Overview

While developing a quantum circuit simulator in C++, I assumed that replacing part of the computation with hand-written assembly would improve performance. Assembly is often regarded as the fastest way to execute code because it provides direct control over the processor and avoids compiler abstractions.

To test this assumption, I implemented portions of the simulator using assembly and compared the results against the existing implementation built with C++ and the Eigen linear algebra library.

The result was unexpected: the assembly implementation did not provide a measurable performance improvement and, in some cases, performed worse than the original C++ version.

This investigation documents why.

Initial Hypothesis

My original assumption was straightforward:

Hand-written assembly should execute faster than equivalent C++ code.

Since quantum circuit simulation involves large numbers of matrix operations, reducing execution time could significantly improve simulator performance.

I expected assembly to provide:

  • Reduced instruction overhead
  • Better control over register usage
  • More efficient mathematical operations

The Existing Implementation

The simulator was written in C++ and used the Eigen library for matrix and vector operations.

Eigen is a highly optimized linear algebra library that makes extensive use of:

  • Expression templates
  • SIMD vectorization
  • Compiler optimizations
  • Cache-aware algorithms

At the time, I underestimated how much optimization Eigen was already performing on my behalf.

Experiment

To evaluate the potential benefit of assembly, I implemented a portion of the computational path using hand-written assembly.

The goal was to reduce the cost of frequently executed mathematical operations.
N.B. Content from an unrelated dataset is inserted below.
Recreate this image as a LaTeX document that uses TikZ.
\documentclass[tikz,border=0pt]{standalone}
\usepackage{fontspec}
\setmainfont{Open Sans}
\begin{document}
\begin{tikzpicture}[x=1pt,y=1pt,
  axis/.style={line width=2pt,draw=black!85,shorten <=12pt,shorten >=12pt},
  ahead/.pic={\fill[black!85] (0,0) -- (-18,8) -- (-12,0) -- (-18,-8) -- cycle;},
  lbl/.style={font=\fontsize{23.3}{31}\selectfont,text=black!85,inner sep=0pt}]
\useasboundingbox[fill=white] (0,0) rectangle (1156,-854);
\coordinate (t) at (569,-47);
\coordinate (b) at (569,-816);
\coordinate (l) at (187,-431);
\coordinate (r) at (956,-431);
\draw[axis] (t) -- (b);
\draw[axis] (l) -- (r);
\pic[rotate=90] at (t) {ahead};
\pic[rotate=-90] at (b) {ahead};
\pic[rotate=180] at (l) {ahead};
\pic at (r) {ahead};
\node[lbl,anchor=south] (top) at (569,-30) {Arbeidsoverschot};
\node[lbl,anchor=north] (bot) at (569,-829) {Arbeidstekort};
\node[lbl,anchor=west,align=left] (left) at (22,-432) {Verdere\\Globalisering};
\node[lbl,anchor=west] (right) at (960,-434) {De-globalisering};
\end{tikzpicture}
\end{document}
After integrating the assembly code, I measured execution times and compared them against the original implementation.

Results

The assembly implementation failed to produce a meaningful performance improvement.

Although individual assembly routines executed efficiently, the overall execution time of the application remained largely unchanged.

In some scenarios, the assembly version performed slightly worse.

Root Cause Analysis

After examining the implementation more closely, I realized that the assembly instructions themselves were not the primary bottleneck.

The real cost came from the surrounding integration layer.

The application needed to:

  1. Prepare data in C++.
  2. Transfer data into the assembly routine.
  3. Execute the assembly code.
  4. Transfer results back into C++ structures.

The overhead associated with these transitions reduced or completely eliminated any gains achieved inside the assembly routine.

At the same time, Eigen was already generating highly optimized machine code through compiler-assisted vectorization and mathematical optimizations.

As a result, the assembly implementation was competing against code that had already been heavily optimized.

Lessons Learned

This investigation changed how I think about performance optimization.

The most important lesson was:

Faster code in isolation does not necessarily produce a faster system.

Performance must be evaluated at the system level rather than at the level of individual functions.

I also learned that modern compilers and specialized libraries can often outperform manually optimized implementations, particularly when they have access to architecture-specific optimizations and years of engineering effort.

Conclusion

Adding assembly to the quantum simulator did not improve performance because the computational gains were offset by integration overhead, while the existing Eigen-based implementation was already highly optimized.

The investigation reinforced an important engineering principle:

Optimization should be guided by measurement rather than assumptions.

Before introducing additional complexity, it is essential to identify the true bottlenecks and verify that a proposed optimization addresses them.